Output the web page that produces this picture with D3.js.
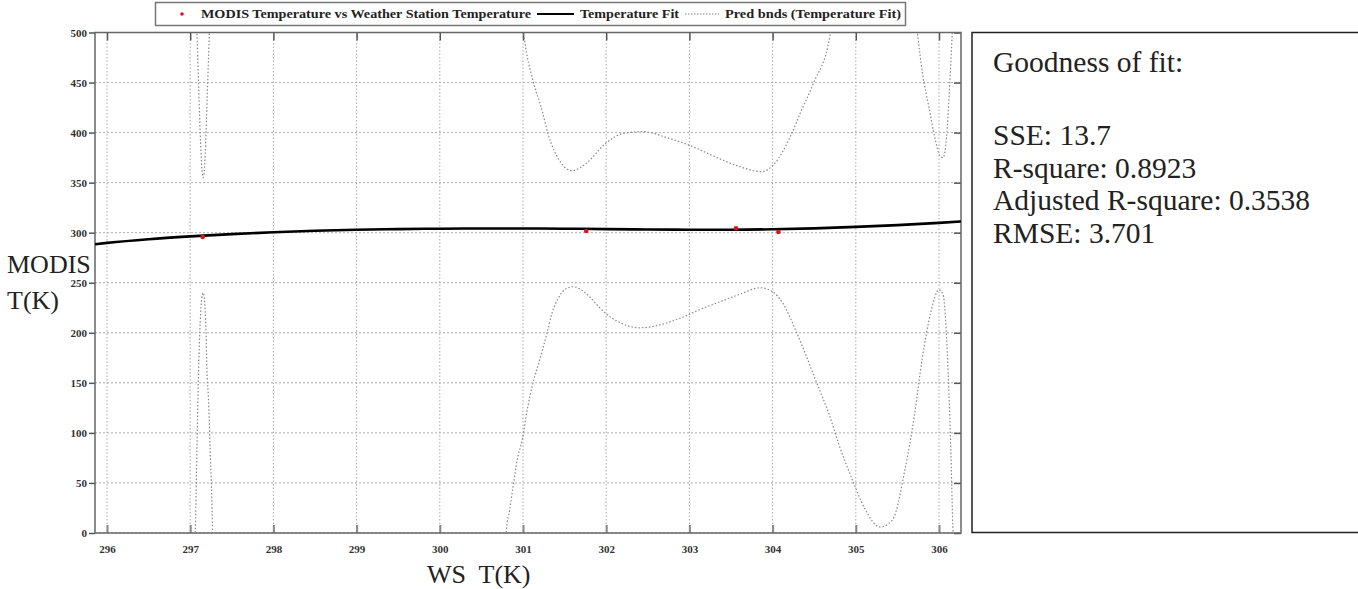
<!DOCTYPE html>
<html>
  <head>
    <meta charset="utf-8">
    <style>
    body { margin: 0; background: #fff; }
    svg { display: block; }
    .tick-label { font-family: "Liberation Serif", serif; font-weight: bold; font-size: 11px; fill: #333; }
    .axis-title { font-family: "Liberation Serif", serif; font-size: 26px; fill: #222; }
    .legend-text { font-family: "Liberation Serif", serif; font-weight: bold; font-size: 12px; fill: #222; }
    .gof-text { font-family: "Liberation Serif", serif; font-size: 29.5px; fill: #222; }
    </style>
  </head>
  <body>
    <div id="chart-area"></div>

    <script src="https://d3js.org/d3.v7.min.js"></script>
    <script>
      // ticks
      const xTicks = [296, 297, 298, 299, 300, 301, 302, 303, 304, 305, 306];
      const yTicks = [0, 50, 100, 150, 200, 250, 300, 350, 400, 450, 500];

      // measured points
      const wsTemp = [297.15, 301.76, 303.56, 304.07];
      const modisTemp = [295.7, 301.7, 304.4, 300.7];

      // fitted curve
      const fitX = [295.856, 296, 296.5, 297, 297.5, 298, 298.5, 299, 299.5, 300, 300.5, 301, 301.5,
                    302, 302.5, 303, 303.5, 304, 304.5, 305, 305.5, 306, 306.27];
      const fitY = [288.5, 289.8, 293.5, 296.3, 298.6, 300.5, 302.0, 303.0, 303.6, 304.0, 304.2, 304.2, 304.0,
                    303.6, 303.2, 303.0, 303.0, 303.4, 304.3, 305.8, 307.6, 309.8, 311.2];

      // prediction bounds, one array per visible piece
      const upperLeft = [[297.06, 530], [297.08, 500], [297.10, 450], [297.12, 400], [297.14, 365],
                         [297.155, 355], [297.17, 362], [297.19, 400], [297.21, 450], [297.23, 500], [297.24, 530]];
      const lowerLeft = [[297.05, -10], [297.06, 0], [297.08, 80], [297.10, 160], [297.12, 210], [297.14, 235],
                         [297.155, 240], [297.17, 234], [297.19, 200], [297.20, 166], [297.22, 133],
                         [297.24, 83], [297.26, 33], [297.27, 0], [297.275, -10]];
      const upperMid = [[300.97, 530], [301.02, 492], [301.12, 452], [301.23, 422], [301.30, 399], [301.44, 372],
                        [301.59, 362], [301.77, 370], [301.99, 389], [302.20, 399], [302.44, 401], [302.73, 395],
                        [303.01, 387], [303.28, 377], [303.57, 367], [303.87, 361], [304.00, 367], [304.23, 399],
                        [304.33, 419], [304.49, 449], [304.69, 497], [304.72, 530]];
      const lowerMid = [[300.79, -10], [300.80, 3], [300.84, 23], [300.88, 46], [300.93, 73], [300.99, 93],
                        [301.05, 123], [301.12, 150], [301.20, 173], [301.29, 200], [301.35, 220], [301.42, 234],
                        [301.50, 243], [301.60, 246], [301.70, 243], [301.80, 236], [301.90, 227], [302.00, 219],
                        [302.17, 210], [302.41, 205], [302.65, 208], [302.90, 215], [303.15, 224], [303.40, 232],
                        [303.62, 239], [303.85, 245], [304.00, 241], [304.12, 230], [304.29, 200], [304.53, 150],
                        [304.69, 116], [304.79, 90], [304.95, 55], [305.11, 24], [305.29, 6], [305.44, 13],
                        [305.59, 63], [305.70, 115], [305.80, 175], [305.90, 220], [306.00, 243], [306.05, 238],
                        [306.10, 180], [306.14, 90], [306.17, 0], [306.18, -10]];
      const upperRight = [[305.70, 530], [305.74, 500], [305.80, 460], [305.88, 425], [305.95, 395], [306.01, 377],
                          [306.05, 375], [306.09, 395], [306.13, 450], [306.16, 500], [306.18, 530]];

      const gofLines = ["SSE: 13.7", "R-square: 0.8923", "Adjusted R-square: 0.3538", "RMSE: 3.701"];

      const width = 1358;
      const height = 589;
      const plot = { left: 95, right: 961, top: 32.5, bottom: 533 };

      const svg = d3.select("#chart-area")
        .append("svg")
          .attr("width", width)
          .attr("height", height);

      const x = d3.scaleLinear()
        .domain([296 - 12 / 83.2, 296 + (plot.right - 107) / 83.2])
        .range([plot.left, plot.right]);

      const y = d3.scaleLinear()
        .domain([0, 500])
        .range([plot.bottom, plot.top]);

      svg.append("clipPath")
          .attr("id", "plot-clip")
        .append("rect")
          .attr("x", plot.left)
          .attr("y", plot.top)
          .attr("width", plot.right - plot.left)
          .attr("height", plot.bottom - plot.top);

      // grid
      svg.append("g").selectAll("line")
        .data(xTicks)
        .enter().append("line")
          .attr("x1", d => x(d)).attr("x2", d => x(d))
          .attr("y1", plot.top).attr("y2", plot.bottom)
          .attr("stroke", "#aaa")
          .attr("stroke-width", 1)
          .attr("stroke-dasharray", "1.5,2");

      svg.append("g").selectAll("line")
        .data(yTicks)
        .enter().append("line")
          .attr("x1", plot.left).attr("x2", plot.right)
          .attr("y1", d => y(d)).attr("y2", d => y(d))
          .attr("stroke", "#aaa")
          .attr("stroke-width", 1)
          .attr("stroke-dasharray", "2,2");

      // axes
      const xAxisBottom = d3.axisBottom(x).tickValues(xTicks).tickSizeInner(-8).tickSizeOuter(0).tickPadding(12);
      const xAxisTop = d3.axisTop(x).tickValues(xTicks).tickSizeInner(-8).tickSizeOuter(0).tickFormat("");
      const yAxisLeft = d3.axisLeft(y).tickValues(yTicks).tickSizeInner(6).tickSizeOuter(0).tickPadding(2);
      const yAxisRight = d3.axisRight(y).tickValues(yTicks).tickSizeInner(-7).tickSizeOuter(0).tickFormat("");

      const gx = svg.append("g")
        .attr("transform", `translate(0, ${plot.bottom})`)
        .call(xAxisBottom);
      svg.append("g")
        .attr("transform", `translate(0, ${plot.top})`)
        .call(xAxisTop);
      const gy = svg.append("g")
        .attr("transform", `translate(${plot.left}, 0)`)
        .call(yAxisLeft);
      svg.append("g")
        .attr("transform", `translate(${plot.right}, 0)`)
        .call(yAxisRight);

      svg.selectAll(".domain").remove();
      svg.selectAll(".tick line").attr("stroke", "#555").attr("stroke-width", 1.5);
      gx.selectAll(".tick line").attr("stroke", "#888").attr("stroke-width", 2);
      svg.selectAll(".tick text").attr("class", "tick-label").attr("font-family", null).attr("font-size", null);
      gy.selectAll(".tick text").attr("dy", "0.35em");

      // frame
      svg.append("rect")
        .attr("x", plot.left)
        .attr("y", plot.top)
        .attr("width", plot.right - plot.left)
        .attr("height", plot.bottom - plot.top)
        .attr("fill", "none")
        .attr("stroke", "#666")
        .attr("stroke-width", 1.5);

      const plotArea = svg.append("g").attr("clip-path", "url(#plot-clip)");

      // prediction bounds
      const boundLine = d3.line()
        .x(d => x(d[0]))
        .y(d => y(d[1]))
        .curve(d3.curveMonotoneX);

      [upperLeft, lowerLeft, upperMid, lowerMid, upperRight].forEach(seg => {
        plotArea.append("path")
          .attr("d", boundLine(seg))
          .attr("fill", "none")
          .attr("stroke", "#888")
          .attr("stroke-width", 1.2)
          .attr("stroke-dasharray", "1.5,2");
      });

      // fit
      const fitLine = d3.line()
        .x((d, i) => x(fitX[i]))
        .y(d => y(d))
        .curve(d3.curveMonotoneX);

      plotArea.append("path")
        .attr("d", fitLine(fitY))
        .attr("fill", "none")
        .attr("stroke", "#000")
        .attr("stroke-width", 2.6);

      // points
      plotArea.selectAll("circle")
        .data(wsTemp)
        .enter().append("circle")
          .attr("cx", d => x(d))
          .attr("cy", (d, i) => y(modisTemp[i]))
          .attr("r", 2.3)
          .attr("fill", "#d9141c");

      // axis titles
      const yTitle = svg.append("text").attr("class", "axis-title");
      yTitle.append("tspan").attr("x", 7).attr("y", 273).text("MODIS");
      yTitle.append("tspan").attr("x", 7).attr("y", 309).text("T(K)");

      svg.append("text")
        .attr("class", "axis-title")
        .attr("x", 427)
        .attr("y", 583)
        .attr("xml:space", "preserve")
        .style("white-space", "pre")
        .text("WS  T(K)");

      // legend
      const legend = svg.append("g");
      legend.append("rect")
        .attr("x", 155.5).attr("y", 2.5)
        .attr("width", 750).attr("height", 23)
        .attr("fill", "#fff")
        .attr("stroke", "#777")
        .attr("stroke-width", 1.5);
      legend.append("circle")
        .attr("cx", 182).attr("cy", 14).attr("r", 1.8)
        .attr("fill", "#d9141c");
      legend.append("text")
        .attr("class", "legend-text")
        .attr("x", 201).attr("y", 18)
        .attr("textLength", 330).attr("lengthAdjust", "spacingAndGlyphs")
        .text("MODIS Temperature vs Weather Station Temperature");
      legend.append("line")
        .attr("x1", 537).attr("x2", 574).attr("y1", 14).attr("y2", 14)
        .attr("stroke", "#000").attr("stroke-width", 2);
      legend.append("text")
        .attr("class", "legend-text")
        .attr("x", 580).attr("y", 18)
        .attr("textLength", 99).attr("lengthAdjust", "spacingAndGlyphs")
        .text("Temperature Fit");
      legend.append("line")
        .attr("x1", 685).attr("x2", 719).attr("y1", 14).attr("y2", 14)
        .attr("stroke", "#888").attr("stroke-width", 1)
        .attr("stroke-dasharray", "1.5,1.5");
      legend.append("text")
        .attr("class", "legend-text")
        .attr("x", 725).attr("y", 18)
        .attr("textLength", 176).attr("lengthAdjust", "spacingAndGlyphs")
        .text("Pred bnds (Temperature Fit)");

      // goodness of fit box (runs past the right edge of the page)
      svg.append("rect")
        .attr("x", 972).attr("y", 32.5)
        .attr("width", 460).attr("height", 500)
        .attr("fill", "none")
        .attr("stroke", "#222")
        .attr("stroke-width", 1.5);

      svg.append("text")
        .attr("class", "gof-text")
        .attr("x", 993).attr("y", 72)
        .text("Goodness of fit:");

      svg.append("g").selectAll("text")
        .data(gofLines)
        .enter().append("text")
          .attr("class", "gof-text")
          .attr("x", 993)
          .attr("y", (d, i) => 145 + i * 32.7)
          .text(d => d);
    </script>
  </body>
</html>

§ §

Pick out, from the lines above, every one that contains the string "page".

Exercise response:
Output the web page that produces this picture with D3.js.
      // goodness of fit box (runs past the right edge of the page)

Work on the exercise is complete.